> **DIRECTIVE**
No images are to be carried over; print all other material exactly as it stands.

> **DATA SECTION**
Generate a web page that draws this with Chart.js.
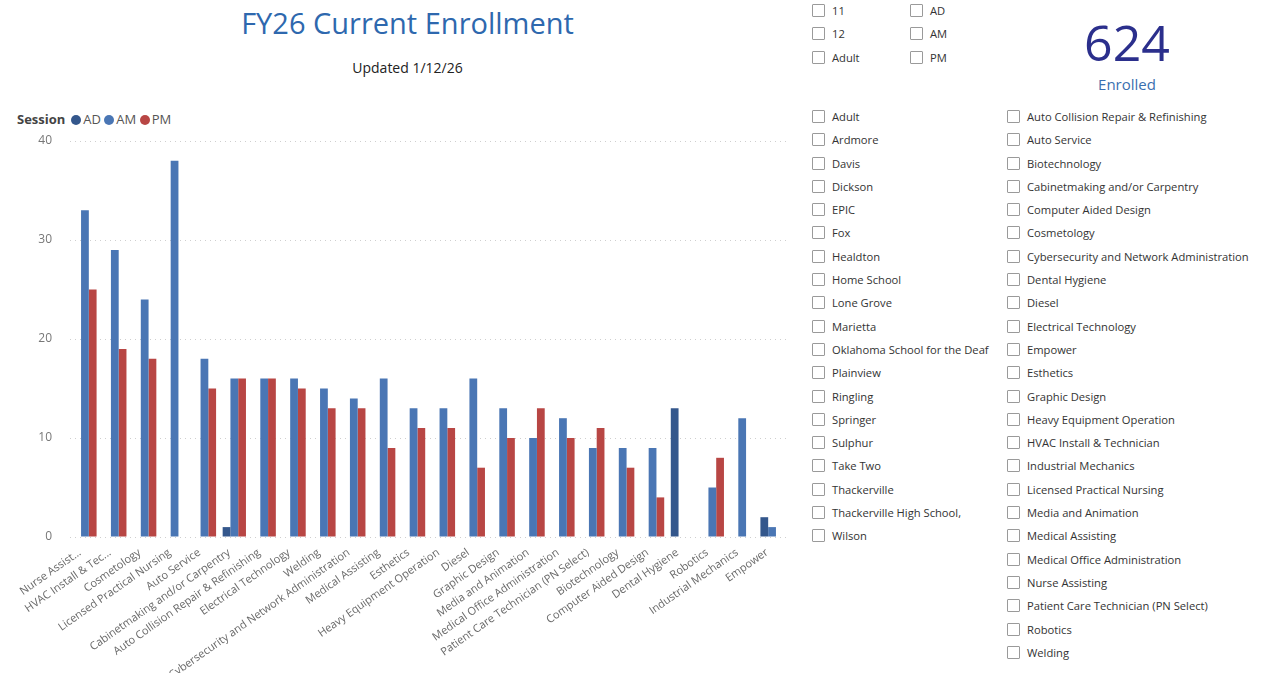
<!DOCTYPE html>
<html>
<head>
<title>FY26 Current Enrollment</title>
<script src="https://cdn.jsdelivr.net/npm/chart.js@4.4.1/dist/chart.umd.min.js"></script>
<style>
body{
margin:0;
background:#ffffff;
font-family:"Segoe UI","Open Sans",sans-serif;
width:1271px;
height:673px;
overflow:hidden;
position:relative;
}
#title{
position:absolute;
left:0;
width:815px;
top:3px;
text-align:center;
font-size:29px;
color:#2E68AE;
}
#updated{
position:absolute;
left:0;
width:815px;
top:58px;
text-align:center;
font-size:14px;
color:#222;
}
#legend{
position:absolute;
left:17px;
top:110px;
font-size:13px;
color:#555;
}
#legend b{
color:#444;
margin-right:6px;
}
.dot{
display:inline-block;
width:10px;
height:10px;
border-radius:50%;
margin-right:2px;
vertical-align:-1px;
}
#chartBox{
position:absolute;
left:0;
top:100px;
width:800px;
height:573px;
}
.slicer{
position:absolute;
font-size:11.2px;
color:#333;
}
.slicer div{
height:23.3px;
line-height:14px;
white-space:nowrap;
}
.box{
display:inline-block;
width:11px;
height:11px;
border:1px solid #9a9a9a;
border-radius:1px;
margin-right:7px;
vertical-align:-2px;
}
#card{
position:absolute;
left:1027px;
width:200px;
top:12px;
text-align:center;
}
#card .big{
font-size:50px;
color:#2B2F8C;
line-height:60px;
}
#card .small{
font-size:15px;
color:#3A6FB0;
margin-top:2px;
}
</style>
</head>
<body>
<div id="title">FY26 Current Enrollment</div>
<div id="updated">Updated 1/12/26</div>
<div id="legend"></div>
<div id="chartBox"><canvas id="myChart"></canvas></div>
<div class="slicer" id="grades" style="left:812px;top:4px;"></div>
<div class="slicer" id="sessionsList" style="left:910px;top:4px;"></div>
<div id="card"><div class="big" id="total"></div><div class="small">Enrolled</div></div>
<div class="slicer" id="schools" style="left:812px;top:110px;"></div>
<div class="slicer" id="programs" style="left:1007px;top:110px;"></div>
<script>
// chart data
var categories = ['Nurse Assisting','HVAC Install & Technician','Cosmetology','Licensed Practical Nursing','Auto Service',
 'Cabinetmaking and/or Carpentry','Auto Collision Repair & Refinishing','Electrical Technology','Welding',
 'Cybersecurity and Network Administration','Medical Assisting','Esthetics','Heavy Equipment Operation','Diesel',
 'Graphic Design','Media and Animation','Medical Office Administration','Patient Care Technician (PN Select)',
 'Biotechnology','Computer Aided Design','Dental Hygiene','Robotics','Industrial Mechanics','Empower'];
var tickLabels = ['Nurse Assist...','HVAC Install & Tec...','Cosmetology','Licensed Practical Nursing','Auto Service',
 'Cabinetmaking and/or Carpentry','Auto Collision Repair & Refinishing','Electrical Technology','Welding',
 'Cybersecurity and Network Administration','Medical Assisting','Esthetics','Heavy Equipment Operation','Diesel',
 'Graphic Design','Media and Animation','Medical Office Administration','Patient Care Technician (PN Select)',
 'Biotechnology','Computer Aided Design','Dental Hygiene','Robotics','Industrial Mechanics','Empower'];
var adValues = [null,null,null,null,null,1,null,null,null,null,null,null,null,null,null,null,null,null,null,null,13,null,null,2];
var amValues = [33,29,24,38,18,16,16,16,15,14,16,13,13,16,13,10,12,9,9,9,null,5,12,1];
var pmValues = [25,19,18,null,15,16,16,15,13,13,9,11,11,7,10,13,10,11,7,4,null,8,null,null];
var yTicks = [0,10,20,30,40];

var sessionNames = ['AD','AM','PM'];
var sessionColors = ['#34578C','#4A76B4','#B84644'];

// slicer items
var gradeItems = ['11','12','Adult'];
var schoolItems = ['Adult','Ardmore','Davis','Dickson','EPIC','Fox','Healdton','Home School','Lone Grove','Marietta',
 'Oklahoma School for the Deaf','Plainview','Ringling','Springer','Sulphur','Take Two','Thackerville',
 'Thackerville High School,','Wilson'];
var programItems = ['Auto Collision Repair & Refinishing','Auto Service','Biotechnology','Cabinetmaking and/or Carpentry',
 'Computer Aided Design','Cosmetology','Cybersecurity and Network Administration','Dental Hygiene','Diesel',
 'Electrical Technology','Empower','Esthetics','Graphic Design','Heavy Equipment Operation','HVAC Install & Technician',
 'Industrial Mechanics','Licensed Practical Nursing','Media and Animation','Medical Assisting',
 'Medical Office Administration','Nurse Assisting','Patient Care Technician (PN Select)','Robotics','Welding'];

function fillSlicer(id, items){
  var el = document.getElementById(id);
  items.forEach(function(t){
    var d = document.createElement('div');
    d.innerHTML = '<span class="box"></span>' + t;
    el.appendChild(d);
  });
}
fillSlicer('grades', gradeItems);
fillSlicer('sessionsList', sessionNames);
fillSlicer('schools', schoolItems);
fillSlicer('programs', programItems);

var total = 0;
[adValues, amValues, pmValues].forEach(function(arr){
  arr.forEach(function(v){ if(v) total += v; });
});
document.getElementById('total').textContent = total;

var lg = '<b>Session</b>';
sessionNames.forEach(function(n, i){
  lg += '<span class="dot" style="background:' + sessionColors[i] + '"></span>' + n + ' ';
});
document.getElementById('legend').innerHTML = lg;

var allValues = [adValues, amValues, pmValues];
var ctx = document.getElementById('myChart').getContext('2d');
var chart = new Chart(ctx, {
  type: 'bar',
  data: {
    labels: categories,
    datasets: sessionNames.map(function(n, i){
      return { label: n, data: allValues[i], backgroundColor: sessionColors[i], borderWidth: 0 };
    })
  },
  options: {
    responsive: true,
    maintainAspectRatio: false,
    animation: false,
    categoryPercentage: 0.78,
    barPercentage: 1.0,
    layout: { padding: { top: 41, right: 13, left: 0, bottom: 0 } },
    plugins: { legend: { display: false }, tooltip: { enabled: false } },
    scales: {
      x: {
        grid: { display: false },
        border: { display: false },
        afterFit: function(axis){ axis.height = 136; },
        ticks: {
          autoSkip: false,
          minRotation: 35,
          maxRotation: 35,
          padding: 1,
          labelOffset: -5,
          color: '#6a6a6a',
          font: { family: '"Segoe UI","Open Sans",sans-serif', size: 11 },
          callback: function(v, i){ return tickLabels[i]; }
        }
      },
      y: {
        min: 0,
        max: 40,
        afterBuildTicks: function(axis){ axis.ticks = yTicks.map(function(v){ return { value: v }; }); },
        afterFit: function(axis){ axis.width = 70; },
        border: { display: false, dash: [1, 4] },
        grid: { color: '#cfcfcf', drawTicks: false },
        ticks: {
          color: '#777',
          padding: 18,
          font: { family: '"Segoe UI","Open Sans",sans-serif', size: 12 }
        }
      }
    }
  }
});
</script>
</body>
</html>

> **RESULT FOR THIS TASK**
Generate a web page that draws this with Chart.js.
<!DOCTYPE html>
<html>
<head>
<title>FY26 Current Enrollment</title>
<script src="https://cdn.jsdelivr.net/npm/chart.js@4.4.1/dist/chart.umd.min.js"></script>
<style>
body{
margin:0;
background:#ffffff;
font-family:"Segoe UI","Open Sans",sans-serif;
width:1271px;
height:673px;
overflow:hidden;
position:relative;
}
#title{
position:absolute;
left:0;
width:815px;
top:3px;
text-align:center;
font-size:29px;
color:#2E68AE;
}
#updated{
position:absolute;
left:0;
width:815px;
top:58px;
text-align:center;
font-size:14px;
color:#222;
}
#legend{
position:absolute;
left:17px;
top:110px;
font-size:13px;
color:#555;
}
#legend b{
color:#444;
margin-right:6px;
}
.dot{
display:inline-block;
width:10px;
height:10px;
border-radius:50%;
margin-right:2px;
vertical-align:-1px;
}
#chartBox{
position:absolute;
left:0;
top:100px;
width:800px;
height:573px;
}
.slicer{
position:absolute;
font-size:11.2px;
color:#333;
}
.slicer div{
height:23.3px;
line-height:14px;
white-space:nowrap;
}
.box{
display:inline-block;
width:11px;
height:11px;
border:1px solid #9a9a9a;
border-radius:1px;
margin-right:7px;
vertical-align:-2px;
}
#card{
position:absolute;
left:1027px;
width:200px;
top:12px;
text-align:center;
}
#card .big{
font-size:50px;
color:#2B2F8C;
line-height:60px;
}
#card .small{
font-size:15px;
color:#3A6FB0;
margin-top:2px;
}
</style>
</head>
<body>
<div id="title">FY26 Current Enrollment</div>
<div id="updated">Updated 1/12/26</div>
<div id="legend"></div>
<div id="chartBox"><canvas id="myChart"></canvas></div>
<div class="slicer" id="grades" style="left:812px;top:4px;"></div>
<div class="slicer" id="sessionsList" style="left:910px;top:4px;"></div>
<div id="card"><div class="big" id="total"></div><div class="small">Enrolled</div></div>
<div class="slicer" id="schools" style="left:812px;top:110px;"></div>
<div class="slicer" id="programs" style="left:1007px;top:110px;"></div>
<script>
// chart data
var categories = ['Nurse Assisting','HVAC Install & Technician','Cosmetology','Licensed Practical Nursing','Auto Service',
 'Cabinetmaking and/or Carpentry','Auto Collision Repair & Refinishing','Electrical Technology','Welding',
 'Cybersecurity and Network Administration','Medical Assisting','Esthetics','Heavy Equipment Operation','Diesel',
 'Graphic Design','Media and Animation','Medical Office Administration','Patient Care Technician (PN Select)',
 'Biotechnology','Computer Aided Design','Dental Hygiene','Robotics','Industrial Mechanics','Empower'];
var tickLabels = ['Nurse Assist...','HVAC Install & Tec...','Cosmetology','Licensed Practical Nursing','Auto Service',
 'Cabinetmaking and/or Carpentry','Auto Collision Repair & Refinishing','Electrical Technology','Welding',
 'Cybersecurity and Network Administration','Medical Assisting','Esthetics','Heavy Equipment Operation','Diesel',
 'Graphic Design','Media and Animation','Medical Office Administration','Patient Care Technician (PN Select)',
 'Biotechnology','Computer Aided Design','Dental Hygiene','Robotics','Industrial Mechanics','Empower'];
var adValues = [null,null,null,null,null,1,null,null,null,null,null,null,null,null,null,null,null,null,null,null,13,null,null,2];
var amValues = [33,29,24,38,18,16,16,16,15,14,16,13,13,16,13,10,12,9,9,9,null,5,12,1];
var pmValues = [25,19,18,null,15,16,16,15,13,13,9,11,11,7,10,13,10,11,7,4,null,8,null,null];
var yTicks = [0,10,20,30,40];

var sessionNames = ['AD','AM','PM'];
var sessionColors = ['#34578C','#4A76B4','#B84644'];

// slicer items
var gradeItems = ['11','12','Adult'];
var schoolItems = ['Adult','Ardmore','Davis','Dickson','EPIC','Fox','Healdton','Home School','Lone Grove','Marietta',
 'Oklahoma School for the Deaf','Plainview','Ringling','Springer','Sulphur','Take Two','Thackerville',
 'Thackerville High School,','Wilson'];
var programItems = ['Auto Collision Repair & Refinishing','Auto Service','Biotechnology','Cabinetmaking and/or Carpentry',
 'Computer Aided Design','Cosmetology','Cybersecurity and Network Administration','Dental Hygiene','Diesel',
 'Electrical Technology','Empower','Esthetics','Graphic Design','Heavy Equipment Operation','HVAC Install & Technician',
 'Industrial Mechanics','Licensed Practical Nursing','Media and Animation','Medical Assisting',
 'Medical Office Administration','Nurse Assisting','Patient Care Technician (PN Select)','Robotics','Welding'];

function fillSlicer(id, items){
  var el = document.getElementById(id);
  items.forEach(function(t){
    var d = document.createElement('div');
    d.innerHTML = '<span class="box"></span>' + t;
    el.appendChild(d);
  });
}
fillSlicer('grades', gradeItems);
fillSlicer('sessionsList', sessionNames);
fillSlicer('schools', schoolItems);
fillSlicer('programs', programItems);

var total = 0;
[adValues, amValues, pmValues].forEach(function(arr){
  arr.forEach(function(v){ if(v) total += v; });
});
document.getElementById('total').textContent = total;

var lg = '<b>Session</b>';
sessionNames.forEach(function(n, i){
  lg += '<span class="dot" style="background:' + sessionColors[i] + '"></span>' + n + ' ';
});
document.getElementById('legend').innerHTML = lg;

var allValues = [adValues, amValues, pmValues];
var ctx = document.getElementById('myChart').getContext('2d');
var chart = new Chart(ctx, {
  type: 'bar',
  data: {
    labels: categories,
    datasets: sessionNames.map(function(n, i){
      return { label: n, data: allValues[i], backgroundColor: sessionColors[i], borderWidth: 0 };
    })
  },
  options: {
    responsive: true,
    maintainAspectRatio: false,
    animation: false,
    categoryPercentage: 0.78,
    barPercentage: 1.0,
    layout: { padding: { top: 41, right: 13, left: 0, bottom: 0 } },
    plugins: { legend: { display: false }, tooltip: { enabled: false } },
    scales: {
      x: {
        grid: { display: false },
        border: { display: false },
        afterFit: function(axis){ axis.height = 136; },
        ticks: {
          autoSkip: false,
          minRotation: 35,
          maxRotation: 35,
          padding: 1,
          labelOffset: -5,
          color: '#6a6a6a',
          font: { family: '"Segoe UI","Open Sans",sans-serif', size: 11 },
          callback: function(v, i){ return tickLabels[i]; }
        }
      },
      y: {
        min: 0,
        max: 40,
        afterBuildTicks: function(axis){ axis.ticks = yTicks.map(function(v){ return { value: v }; }); },
        afterFit: function(axis){ axis.width = 70; },
        border: { display: false, dash: [1, 4] },
        grid: { color: '#cfcfcf', drawTicks: false },
        ticks: {
          color: '#777',
          padding: 18,
          font: { family: '"Segoe UI","Open Sans",sans-serif', size: 12 }
        }
      }
    }
  }
});
</script>
</body>
</html>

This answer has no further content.